Other last words (a subject ripe for mythology) have been attributed to Jefferson: One version is: ‘I resign my Soul to God, and my daughter to my country. And I humbly hope that this country will watch over and guard her, aid and cherish her.’
Another claims that his last words were ‘No, doctor, nothing more,’ refusing laudanum from his physician. According to a third version he enquired: ‘Is it the Fourth?’ And on being told it was, he replied: ‘Just as I had wished.’
Jefferson is buried in the grounds of Monticello.
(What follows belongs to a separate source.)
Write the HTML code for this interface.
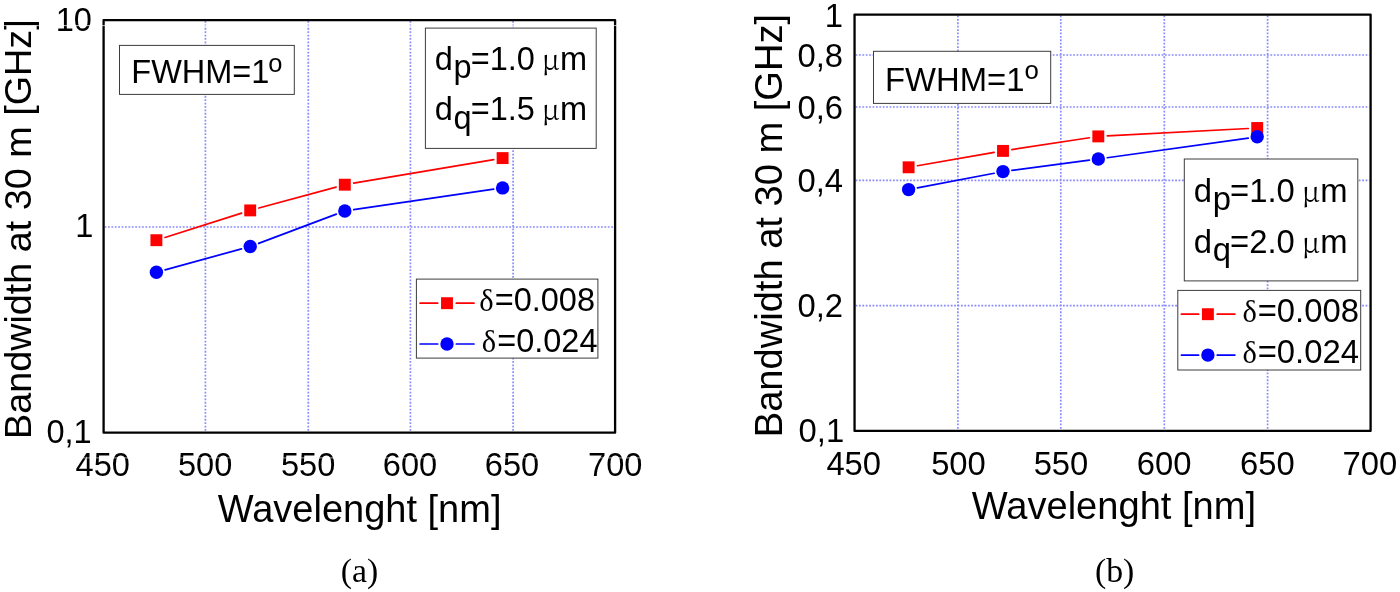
<!DOCTYPE html>
<html lang="en"><head><meta charset="utf-8"><title>Bandwidth at 30 m vs Wavelength</title>
<style>
html,body{margin:0;padding:0;background:#fff;}
body{width:1400px;height:592px;overflow:hidden;}
svg{display:block;}
text{font-family:"Liberation Sans",sans-serif;fill:#000;}
.sym{font-family:"Liberation Serif","DejaVu Serif",serif;}
.mu{font-family:"Noto Serif CJK SC","Liberation Serif",serif;}
.cap{font-family:"Liberation Serif","DejaVu Serif",serif;}
.grid{stroke:#8a8aff;stroke-width:1.7;stroke-dasharray:1.8 1.6;fill:none;}
.frame{fill:none;stroke:#000;stroke-width:2.3;stroke-linejoin:round;}
.box{fill:#fff;stroke:#3c3c3c;stroke-width:1;}
.r{stroke:#ff0000;stroke-width:1.7;fill:none;stroke-linecap:round;}
.b{stroke:#0000ff;stroke-width:1.7;fill:none;stroke-linecap:round;}
</style></head><body>
<svg width="1400" height="592" viewBox="0 0 1400 592">
<rect x="0" y="0" width="1400" height="592" fill="#ffffff"/>
<line class="grid" x1="205.40" y1="21.05" x2="205.40" y2="431.70"/>
<line class="grid" x1="308.30" y1="21.05" x2="308.30" y2="431.70"/>
<line class="grid" x1="410.40" y1="21.05" x2="410.40" y2="431.70"/>
<line class="grid" x1="513.10" y1="21.05" x2="513.10" y2="431.70"/>
<line class="grid" x1="104.60" y1="227.00" x2="614.10" y2="227.00"/>
<line class="r" x1="164.98" y1="237.47" x2="241.62" y2="213.13"/>
<line class="r" x1="258.89" y1="208.04" x2="336.11" y2="187.06"/>
<line class="r" x1="353.67" y1="183.20" x2="493.73" y2="159.60"/>
<line class="b" x1="165.08" y1="269.82" x2="241.52" y2="248.88"/>
<line class="b" x1="258.63" y1="243.34" x2="336.37" y2="214.16"/>
<line class="b" x1="353.71" y1="209.70" x2="493.69" y2="189.20"/>
<rect x="150.45" y="234.25" width="11.9" height="11.9" fill="#ff0000"/>
<rect x="244.25" y="204.45" width="11.9" height="11.9" fill="#ff0000"/>
<rect x="338.85" y="178.75" width="11.9" height="11.9" fill="#ff0000"/>
<rect x="496.65" y="152.15" width="11.9" height="11.9" fill="#ff0000"/>
<circle cx="156.40" cy="272.20" r="6.70" fill="#0000ff"/>
<circle cx="250.20" cy="246.50" r="6.70" fill="#0000ff"/>
<circle cx="344.80" cy="211.00" r="6.70" fill="#0000ff"/>
<circle cx="502.60" cy="187.90" r="6.70" fill="#0000ff"/>
<rect class="frame" x="103.6" y="20.05" width="511.50" height="412.65"/>
<text x="102.80" y="476.4" font-size="32.6" text-anchor="middle">450</text>
<text x="205.10" y="476.4" font-size="32.6" text-anchor="middle">500</text>
<text x="308.10" y="476.4" font-size="32.6" text-anchor="middle">550</text>
<text x="410.00" y="476.4" font-size="32.6" text-anchor="middle">600</text>
<text x="512.00" y="476.4" font-size="32.6" text-anchor="middle">650</text>
<text x="615.30" y="476.4" font-size="32.6" text-anchor="middle">700</text>
<text x="92" y="30.60" font-size="32.6" text-anchor="end">10</text>
<text x="93.3" y="237.00" font-size="32.6" text-anchor="end">1</text>
<text x="91.7" y="443.00" font-size="32.6" text-anchor="end">0,1</text>
<text x="359.6" y="521.8" font-size="38.0" text-anchor="middle">Wavelenght [nm]</text>
<text transform="translate(30.6,229.2) rotate(-90)" font-size="37.75" text-anchor="middle">Bandwidth at 30 m [GHz]</text>
<text class="cap" x="359.5" y="582.4" font-size="33.8" text-anchor="middle">(a)</text>
<rect class="box" x="119.5" y="45.4" width="174.80" height="49.00"/>
<text x="131.3" y="82.8" font-size="32.5">FWHM=1<tspan dx="-1.2" dy="-10.4" font-size="25.5">o</tspan></text>
<rect class="box" x="425.4" y="28.1" width="170.80" height="120.30"/>
<text x="434.8" y="69.9" font-size="32.5">d<tspan dx="0.7" dy="8.4">p</tspan><tspan dx="-0.9" dy="-8.4">=1.0 </tspan><tspan class="mu" dx="-2.2" font-size="28.5">μ</tspan><tspan dx="0.3">m</tspan></text>
<text x="434.8" y="120.3" font-size="32.5">d<tspan dx="0.7" dy="8.4">q</tspan><tspan dx="-0.9" dy="-8.4">=1.5 </tspan><tspan class="mu" dx="-2.2" font-size="28.5">μ</tspan><tspan dx="0.3">m</tspan></text>
<rect class="box" x="416.4" y="279.1" width="181.50" height="79.00"/>
<line class="r" x1="420.1" y1="303.2" x2="437.7" y2="303.2"/>
<line class="r" x1="456.3" y1="303.2" x2="474" y2="303.2"/>
<rect x="441.05" y="297.25" width="11.9" height="11.9" fill="#ff0000"/>
<text x="479.3" y="311.1" font-size="32.5"><tspan class="sym" font-size="30.5">δ</tspan><tspan dx="1.0">=0.008</tspan></text>
<line class="b" x1="420.1" y1="344" x2="437.7" y2="344"/>
<line class="b" x1="456.3" y1="344" x2="474" y2="344"/>
<circle cx="447" cy="344" r="6.70" fill="#0000ff"/>
<text x="481.8" y="351.7" font-size="32.5"><tspan class="sym" font-size="30.5">δ</tspan><tspan dx="1.0">=0.024</tspan></text>
<line class="grid" x1="957.90" y1="15.55" x2="957.90" y2="429.90"/>
<line class="grid" x1="1060.80" y1="15.55" x2="1060.80" y2="429.90"/>
<line class="grid" x1="1164.30" y1="15.55" x2="1164.30" y2="429.90"/>
<line class="grid" x1="1267.60" y1="15.55" x2="1267.60" y2="429.90"/>
<line class="grid" x1="855.55" y1="55.00" x2="1369.60" y2="55.00"/>
<line class="grid" x1="855.55" y1="107.00" x2="1369.60" y2="107.00"/>
<line class="grid" x1="855.55" y1="180.40" x2="1369.60" y2="180.40"/>
<line class="grid" x1="855.55" y1="305.60" x2="1369.60" y2="305.60"/>
<line class="r" x1="917.47" y1="165.76" x2="994.13" y2="152.44"/>
<line class="r" x1="1011.90" y1="149.55" x2="1089.40" y2="137.75"/>
<line class="r" x1="1107.29" y1="135.92" x2="1248.21" y2="128.48"/>
<line class="b" x1="917.44" y1="187.91" x2="994.16" y2="173.29"/>
<line class="b" x1="1011.92" y1="170.42" x2="1089.38" y2="160.18"/>
<line class="b" x1="1107.21" y1="157.75" x2="1248.29" y2="138.05"/>
<rect x="902.65" y="161.35" width="11.9" height="11.9" fill="#ff0000"/>
<rect x="997.05" y="144.95" width="11.9" height="11.9" fill="#ff0000"/>
<rect x="1092.35" y="130.45" width="11.9" height="11.9" fill="#ff0000"/>
<rect x="1251.25" y="122.05" width="11.9" height="11.9" fill="#ff0000"/>
<circle cx="908.60" cy="189.60" r="6.70" fill="#0000ff"/>
<circle cx="1003.00" cy="171.60" r="6.70" fill="#0000ff"/>
<circle cx="1098.30" cy="159.00" r="6.70" fill="#0000ff"/>
<circle cx="1257.20" cy="136.80" r="6.70" fill="#0000ff"/>
<rect class="frame" x="854.55" y="14.55" width="516.05" height="416.35"/>
<text x="853.75" y="474.6" font-size="32.8" text-anchor="middle">450</text>
<text x="958.50" y="474.6" font-size="32.8" text-anchor="middle">500</text>
<text x="1061.00" y="474.6" font-size="32.8" text-anchor="middle">550</text>
<text x="1164.20" y="474.6" font-size="32.8" text-anchor="middle">600</text>
<text x="1267.40" y="474.6" font-size="32.8" text-anchor="middle">650</text>
<text x="1369.90" y="474.6" font-size="32.8" text-anchor="middle">700</text>
<text x="843" y="26.60" font-size="32.8" text-anchor="end">1</text>
<text x="843" y="66.70" font-size="32.8" text-anchor="end">0,8</text>
<text x="843" y="118.50" font-size="32.8" text-anchor="end">0,6</text>
<text x="843" y="191.80" font-size="32.8" text-anchor="end">0,4</text>
<text x="843" y="317.20" font-size="32.8" text-anchor="end">0,2</text>
<text x="844.2" y="441.90" font-size="32.8" text-anchor="end">0,1</text>
<text x="1113.9" y="519.3" font-size="38.1" text-anchor="middle">Wavelenght [nm]</text>
<text transform="translate(781.9,225.6) rotate(-90)" font-size="38.1" text-anchor="middle">Bandwidth at 30 m [GHz]</text>
<text class="cap" x="1114.6" y="582.3" font-size="33.8" text-anchor="middle">(b)</text>
<rect class="box" x="873.5" y="51.3" width="177.20" height="52.10"/>
<text x="885" y="91.2" font-size="32.8">FWHM=1<tspan dx="0" dy="-12.5" font-size="25.8">o</tspan></text>
<rect class="box" x="1184.3" y="159" width="173.50" height="121.90"/>
<text x="1193.8" y="201.6" font-size="32.8">d<tspan dx="0.7" dy="8.4">p</tspan><tspan dx="-0.9" dy="-8.4">=1.0 </tspan><tspan class="mu" dx="-2.2" font-size="29.0">μ</tspan><tspan dx="0.3">m</tspan></text>
<text x="1193.8" y="252.9" font-size="32.8">d<tspan dx="0.7" dy="8.4">q</tspan><tspan dx="-0.9" dy="-8.4">=2.0 </tspan><tspan class="mu" dx="-2.2" font-size="29.0">μ</tspan><tspan dx="0.3">m</tspan></text>
<rect class="box" x="1177.8" y="290.4" width="182.90" height="79.60"/>
<line class="r" x1="1181.4" y1="314.2" x2="1198.6000000000001" y2="314.2"/>
<line class="r" x1="1217.2" y1="314.2" x2="1234.9" y2="314.2"/>
<rect x="1201.95" y="308.25" width="11.9" height="11.9" fill="#ff0000"/>
<text x="1242.4" y="321.9" font-size="32.8"><tspan class="sym" font-size="30.5">δ</tspan><tspan dx="0.9">=0.008</tspan></text>
<line class="b" x1="1181.4" y1="355.1" x2="1198.6000000000001" y2="355.1"/>
<line class="b" x1="1217.2" y1="355.1" x2="1234.9" y2="355.1"/>
<circle cx="1207.9" cy="355.1" r="6.70" fill="#0000ff"/>
<text x="1242.4" y="362.8" font-size="32.8"><tspan class="sym" font-size="30.5">δ</tspan><tspan dx="0.9">=0.024</tspan></text>
<line x1="0" y1="25.6" x2="618" y2="25.6" stroke="#fff" stroke-width="0.7"/>
<line x1="0" y1="457.9" x2="660" y2="457.9" stroke="#fff" stroke-width="0.6"/>
</svg></body></html>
He crafted his own epitaph:
‘HERE WAS BURIED THOMAS JEFFERSON, AUTHOR OF THE DECLARATION OF AMERICAN INDEPENDENCE, OF THE STATUTE OF VIRGINIA FOR RELIGIOUS FREEDOM, AND FATHER OF THE UNIVERSITY OF VIRGINIA’.
Although he was American minister in Paris (1785-89), George Washington’s secretary of state (1789-93), John Adams’ vice-president (1797 -1801) and the third president (1801-09), mention of all these great offices is omitted.
After Jefferson’s death, attendants found a gold locket on a chain around his neck, where it had rested for more than 40 years, containing a small faded blue ribbon that tied a lock of his wife Martha’s brown hair.
Adams, 90 at the time of his death, was the longest-lived president until President Reagan surpass ed him in 2001. Adams was buried in the crypt of the United First Parish Church in Quincy alongside the formidable and impressive Abigail who had died in 1818.
John Quincy Adams, the sixth (and then serving) president and the son of John Adams, construed the death of these two towering figures whose careers interlocked on the 50th anniversary of the United States as ‘visible and palpable remarks of Divine Favor’.
Throughout the 19th century orators endlessly recycled this sentiment by insisting that God had arranged matters that both men had died on that date. For example, in 1863, in the middle of the Civil War, Abraham Lincoln observed: ‘This extraordinary coincidence we can understand to be a dispensation of the Almighty Ruler of Events’.